***** INFORMATION SUPPLIED

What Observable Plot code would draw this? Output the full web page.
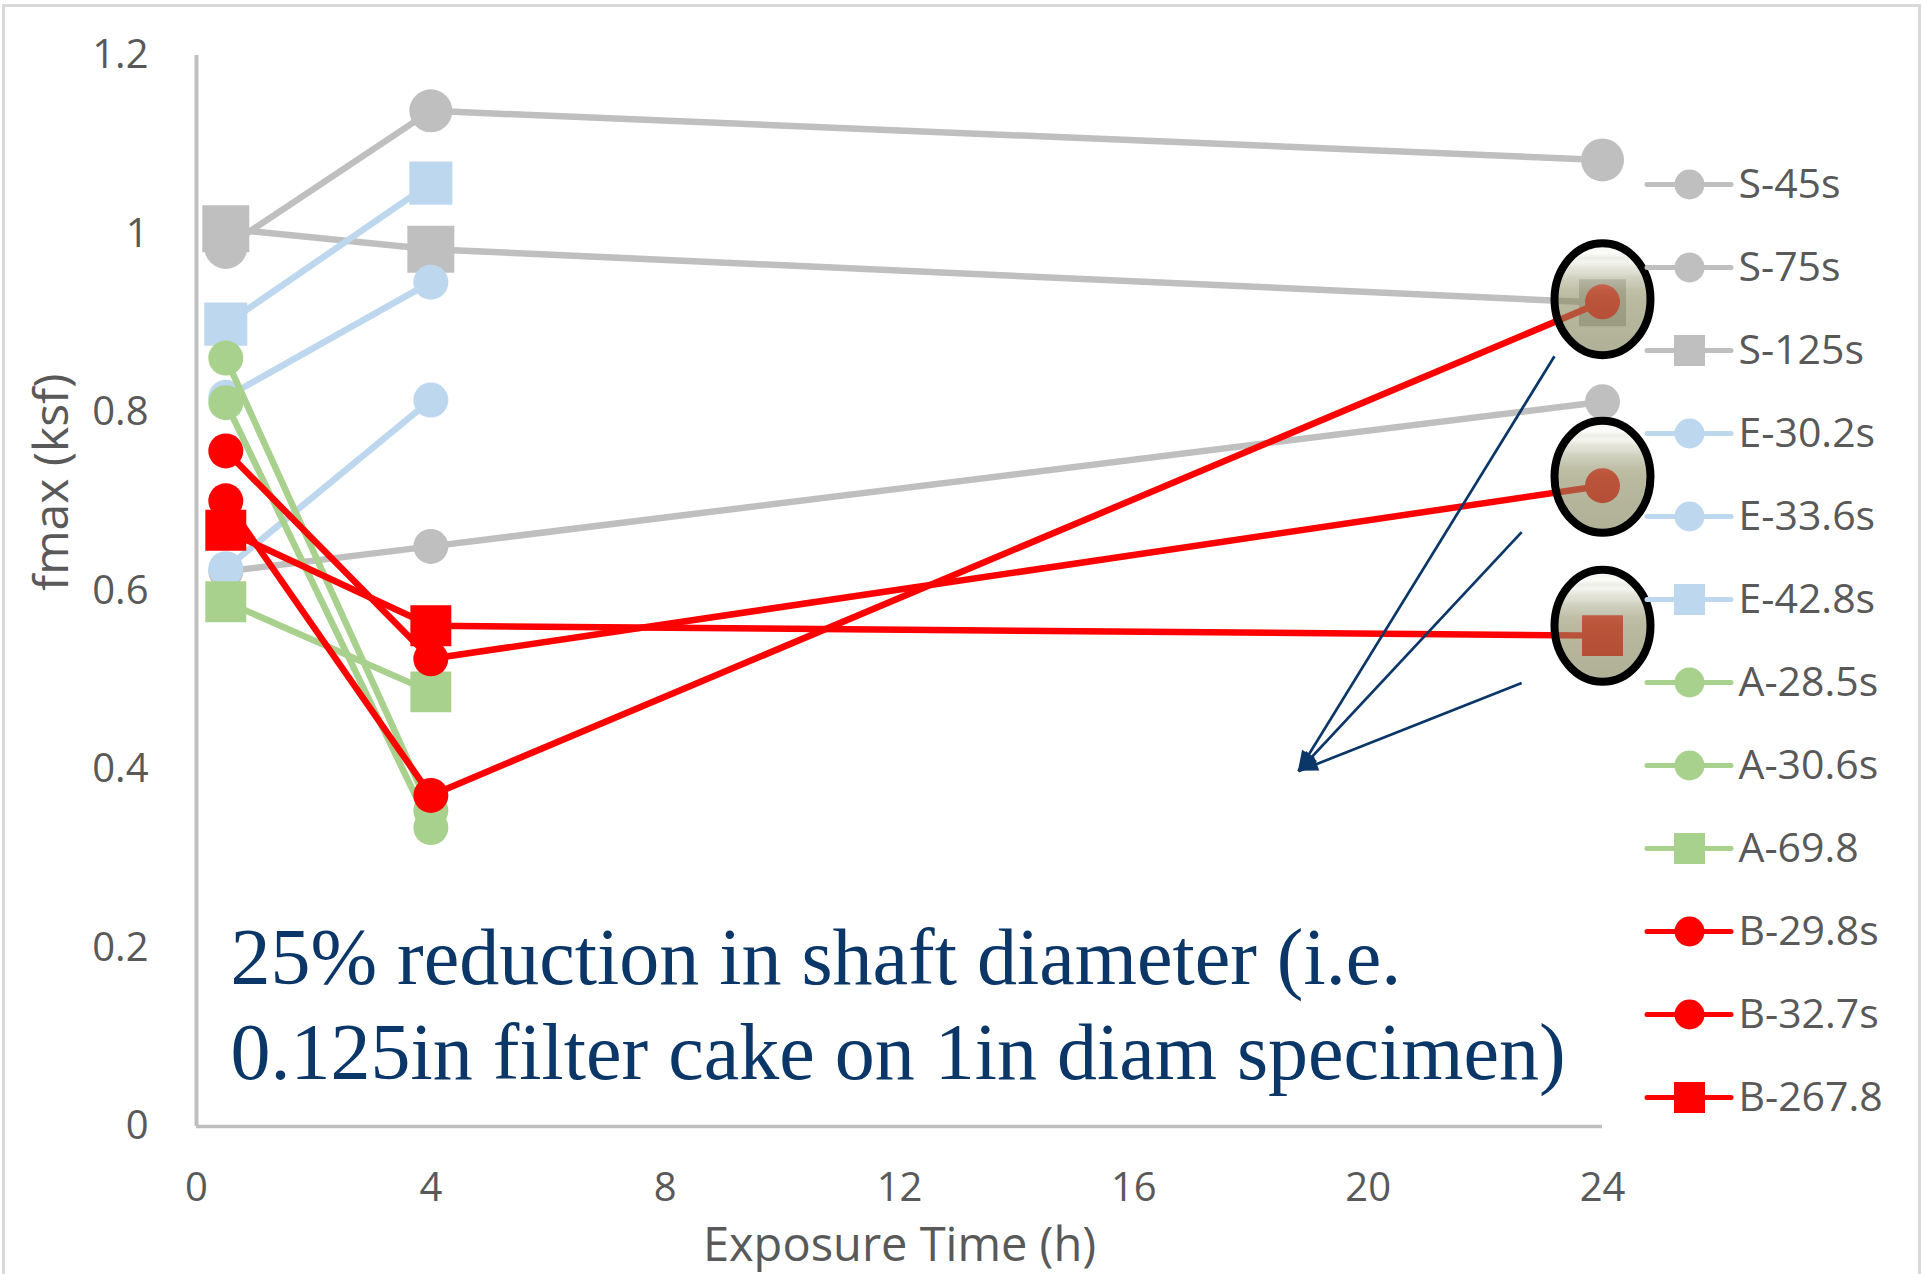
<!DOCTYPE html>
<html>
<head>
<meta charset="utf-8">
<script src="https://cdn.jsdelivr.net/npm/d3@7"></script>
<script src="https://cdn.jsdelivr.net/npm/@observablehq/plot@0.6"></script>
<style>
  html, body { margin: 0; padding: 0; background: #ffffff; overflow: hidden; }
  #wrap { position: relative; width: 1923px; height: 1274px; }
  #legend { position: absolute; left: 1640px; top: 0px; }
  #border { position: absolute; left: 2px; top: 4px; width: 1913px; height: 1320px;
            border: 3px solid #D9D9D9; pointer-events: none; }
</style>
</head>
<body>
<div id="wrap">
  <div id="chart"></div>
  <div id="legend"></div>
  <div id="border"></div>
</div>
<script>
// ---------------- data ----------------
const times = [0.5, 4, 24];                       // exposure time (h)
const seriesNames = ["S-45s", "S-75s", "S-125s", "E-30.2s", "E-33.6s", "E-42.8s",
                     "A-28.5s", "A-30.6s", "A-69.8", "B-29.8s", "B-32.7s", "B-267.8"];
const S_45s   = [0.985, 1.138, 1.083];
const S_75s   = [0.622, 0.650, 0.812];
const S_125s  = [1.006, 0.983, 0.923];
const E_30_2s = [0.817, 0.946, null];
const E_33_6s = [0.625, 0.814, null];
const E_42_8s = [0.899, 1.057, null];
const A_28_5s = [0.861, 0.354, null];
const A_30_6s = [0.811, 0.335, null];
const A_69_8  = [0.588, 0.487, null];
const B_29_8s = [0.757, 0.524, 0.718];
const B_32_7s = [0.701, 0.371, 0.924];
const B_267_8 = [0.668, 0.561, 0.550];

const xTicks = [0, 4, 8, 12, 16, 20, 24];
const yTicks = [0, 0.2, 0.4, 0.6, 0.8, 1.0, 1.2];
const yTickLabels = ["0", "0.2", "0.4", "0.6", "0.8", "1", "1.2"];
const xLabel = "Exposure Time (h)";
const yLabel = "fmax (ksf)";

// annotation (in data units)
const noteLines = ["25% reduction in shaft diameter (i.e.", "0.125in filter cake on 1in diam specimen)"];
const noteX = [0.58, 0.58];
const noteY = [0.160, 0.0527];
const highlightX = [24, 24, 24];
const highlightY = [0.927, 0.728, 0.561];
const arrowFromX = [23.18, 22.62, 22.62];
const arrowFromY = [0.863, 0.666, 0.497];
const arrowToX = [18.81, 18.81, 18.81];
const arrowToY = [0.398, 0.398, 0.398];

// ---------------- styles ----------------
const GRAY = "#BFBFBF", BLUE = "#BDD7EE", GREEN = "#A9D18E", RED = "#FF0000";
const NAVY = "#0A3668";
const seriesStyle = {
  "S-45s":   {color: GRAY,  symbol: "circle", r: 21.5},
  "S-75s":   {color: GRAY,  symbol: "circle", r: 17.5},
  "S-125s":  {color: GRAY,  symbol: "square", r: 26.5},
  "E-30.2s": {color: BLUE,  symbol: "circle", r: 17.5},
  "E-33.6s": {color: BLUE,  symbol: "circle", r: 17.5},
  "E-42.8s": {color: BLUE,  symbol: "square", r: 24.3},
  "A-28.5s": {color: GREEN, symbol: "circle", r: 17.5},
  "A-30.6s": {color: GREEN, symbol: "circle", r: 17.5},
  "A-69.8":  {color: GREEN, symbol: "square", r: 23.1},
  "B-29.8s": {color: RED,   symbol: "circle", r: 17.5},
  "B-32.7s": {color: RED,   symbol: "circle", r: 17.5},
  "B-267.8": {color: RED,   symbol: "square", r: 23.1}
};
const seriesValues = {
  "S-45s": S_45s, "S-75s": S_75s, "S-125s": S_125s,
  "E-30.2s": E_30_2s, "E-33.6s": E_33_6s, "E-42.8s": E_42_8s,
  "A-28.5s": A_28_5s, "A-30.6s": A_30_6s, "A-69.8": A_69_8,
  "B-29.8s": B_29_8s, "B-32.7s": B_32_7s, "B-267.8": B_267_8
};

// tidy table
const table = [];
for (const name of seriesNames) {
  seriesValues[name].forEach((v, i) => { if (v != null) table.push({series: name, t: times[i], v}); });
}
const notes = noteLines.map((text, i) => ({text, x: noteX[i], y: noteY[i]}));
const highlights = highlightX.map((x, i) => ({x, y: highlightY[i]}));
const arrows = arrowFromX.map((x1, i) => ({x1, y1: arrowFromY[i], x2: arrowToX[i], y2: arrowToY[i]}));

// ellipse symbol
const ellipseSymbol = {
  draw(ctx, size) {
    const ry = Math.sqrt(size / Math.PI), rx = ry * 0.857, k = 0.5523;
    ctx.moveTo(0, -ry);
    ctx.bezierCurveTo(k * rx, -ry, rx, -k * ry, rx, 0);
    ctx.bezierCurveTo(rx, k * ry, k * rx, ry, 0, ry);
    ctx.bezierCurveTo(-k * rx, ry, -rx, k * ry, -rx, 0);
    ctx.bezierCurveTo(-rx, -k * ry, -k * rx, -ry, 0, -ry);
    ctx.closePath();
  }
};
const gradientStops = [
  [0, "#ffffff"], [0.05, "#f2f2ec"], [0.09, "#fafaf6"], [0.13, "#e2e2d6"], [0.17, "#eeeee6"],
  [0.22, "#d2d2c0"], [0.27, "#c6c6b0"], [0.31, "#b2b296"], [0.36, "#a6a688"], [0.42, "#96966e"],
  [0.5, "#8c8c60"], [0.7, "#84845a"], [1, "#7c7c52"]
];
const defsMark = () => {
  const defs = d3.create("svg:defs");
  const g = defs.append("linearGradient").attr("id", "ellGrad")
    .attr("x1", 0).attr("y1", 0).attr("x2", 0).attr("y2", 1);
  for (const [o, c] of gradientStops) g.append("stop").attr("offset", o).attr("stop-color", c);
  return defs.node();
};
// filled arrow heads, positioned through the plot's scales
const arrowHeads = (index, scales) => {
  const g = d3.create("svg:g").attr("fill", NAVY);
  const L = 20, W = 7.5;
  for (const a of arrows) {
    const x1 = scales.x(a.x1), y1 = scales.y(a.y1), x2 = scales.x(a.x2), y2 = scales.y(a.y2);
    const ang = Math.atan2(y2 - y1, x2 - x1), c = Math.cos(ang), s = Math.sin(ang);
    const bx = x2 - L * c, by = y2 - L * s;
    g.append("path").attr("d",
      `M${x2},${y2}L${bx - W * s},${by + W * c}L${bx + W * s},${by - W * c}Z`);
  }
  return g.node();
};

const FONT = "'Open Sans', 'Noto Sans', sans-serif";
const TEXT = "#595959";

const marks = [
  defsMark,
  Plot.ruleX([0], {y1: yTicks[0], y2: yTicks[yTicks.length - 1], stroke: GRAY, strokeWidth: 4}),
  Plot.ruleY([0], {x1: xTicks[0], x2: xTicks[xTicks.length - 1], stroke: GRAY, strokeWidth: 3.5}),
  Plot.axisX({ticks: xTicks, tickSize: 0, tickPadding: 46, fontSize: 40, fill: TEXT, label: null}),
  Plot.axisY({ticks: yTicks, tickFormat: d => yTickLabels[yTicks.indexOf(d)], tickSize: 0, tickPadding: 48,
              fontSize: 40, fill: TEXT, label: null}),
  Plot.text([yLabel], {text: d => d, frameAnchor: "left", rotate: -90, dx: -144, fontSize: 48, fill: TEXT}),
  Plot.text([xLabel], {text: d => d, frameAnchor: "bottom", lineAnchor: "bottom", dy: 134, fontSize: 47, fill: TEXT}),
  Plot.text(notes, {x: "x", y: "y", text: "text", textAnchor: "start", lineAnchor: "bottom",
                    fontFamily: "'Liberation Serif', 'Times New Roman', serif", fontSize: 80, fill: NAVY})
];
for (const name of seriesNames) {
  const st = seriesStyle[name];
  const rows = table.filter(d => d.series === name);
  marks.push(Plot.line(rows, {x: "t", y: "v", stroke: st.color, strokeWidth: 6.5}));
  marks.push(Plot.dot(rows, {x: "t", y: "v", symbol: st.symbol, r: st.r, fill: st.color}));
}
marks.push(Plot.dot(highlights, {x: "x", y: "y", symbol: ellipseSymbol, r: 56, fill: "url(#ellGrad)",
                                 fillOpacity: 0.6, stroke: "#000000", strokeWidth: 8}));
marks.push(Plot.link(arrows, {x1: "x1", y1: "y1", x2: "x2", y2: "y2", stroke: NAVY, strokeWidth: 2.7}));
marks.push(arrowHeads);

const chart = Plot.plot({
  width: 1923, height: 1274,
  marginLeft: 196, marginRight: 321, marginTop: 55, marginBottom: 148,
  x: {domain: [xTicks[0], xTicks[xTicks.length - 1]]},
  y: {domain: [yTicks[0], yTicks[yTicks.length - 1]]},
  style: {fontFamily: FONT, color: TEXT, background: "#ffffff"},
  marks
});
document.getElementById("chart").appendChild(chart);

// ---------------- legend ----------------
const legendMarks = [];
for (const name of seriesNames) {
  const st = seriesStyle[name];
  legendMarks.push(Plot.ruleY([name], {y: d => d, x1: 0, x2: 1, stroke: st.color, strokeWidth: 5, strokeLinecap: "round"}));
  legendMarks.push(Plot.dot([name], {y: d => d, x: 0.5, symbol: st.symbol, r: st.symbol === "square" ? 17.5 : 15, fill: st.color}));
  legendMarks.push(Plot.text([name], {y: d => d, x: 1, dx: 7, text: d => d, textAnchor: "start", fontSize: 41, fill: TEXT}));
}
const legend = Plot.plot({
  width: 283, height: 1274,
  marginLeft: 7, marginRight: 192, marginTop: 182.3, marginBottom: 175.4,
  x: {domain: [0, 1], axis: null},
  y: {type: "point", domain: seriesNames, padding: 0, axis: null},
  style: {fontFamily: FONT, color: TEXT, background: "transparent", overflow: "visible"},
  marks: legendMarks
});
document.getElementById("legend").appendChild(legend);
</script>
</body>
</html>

**********

**TASK TO COMPLETE:**
Return only the lines from the start of the data through the line that contains "const B_267_8 = [0.668, 0.561, 0.550];", please, copying them exactly and omitting all pictures.

**WRITTEN SOLUTION:**
What Observable Plot code would draw this? Output the full web page.
<!DOCTYPE html>
<html>
<head>
<meta charset="utf-8">
<script src="https://cdn.jsdelivr.net/npm/d3@7"></script>
<script src="https://cdn.jsdelivr.net/npm/@observablehq/plot@0.6"></script>
<style>
  html, body { margin: 0; padding: 0; background: #ffffff; overflow: hidden; }
  #wrap { position: relative; width: 1923px; height: 1274px; }
  #legend { position: absolute; left: 1640px; top: 0px; }
  #border { position: absolute; left: 2px; top: 4px; width: 1913px; height: 1320px;
            border: 3px solid #D9D9D9; pointer-events: none; }
</style>
</head>
<body>
<div id="wrap">
  <div id="chart"></div>
  <div id="legend"></div>
  <div id="border"></div>
</div>
<script>
// ---------------- data ----------------
const times = [0.5, 4, 24];                       // exposure time (h)
const seriesNames = ["S-45s", "S-75s", "S-125s", "E-30.2s", "E-33.6s", "E-42.8s",
                     "A-28.5s", "A-30.6s", "A-69.8", "B-29.8s", "B-32.7s", "B-267.8"];
const S_45s   = [0.985, 1.138, 1.083];
const S_75s   = [0.622, 0.650, 0.812];
const S_125s  = [1.006, 0.983, 0.923];
const E_30_2s = [0.817, 0.946, null];
const E_33_6s = [0.625, 0.814, null];
const E_42_8s = [0.899, 1.057, null];
const A_28_5s = [0.861, 0.354, null];
const A_30_6s = [0.811, 0.335, null];
const A_69_8  = [0.588, 0.487, null];
const B_29_8s = [0.757, 0.524, 0.718];
const B_32_7s = [0.701, 0.371, 0.924];
const B_267_8 = [0.668, 0.561, 0.550];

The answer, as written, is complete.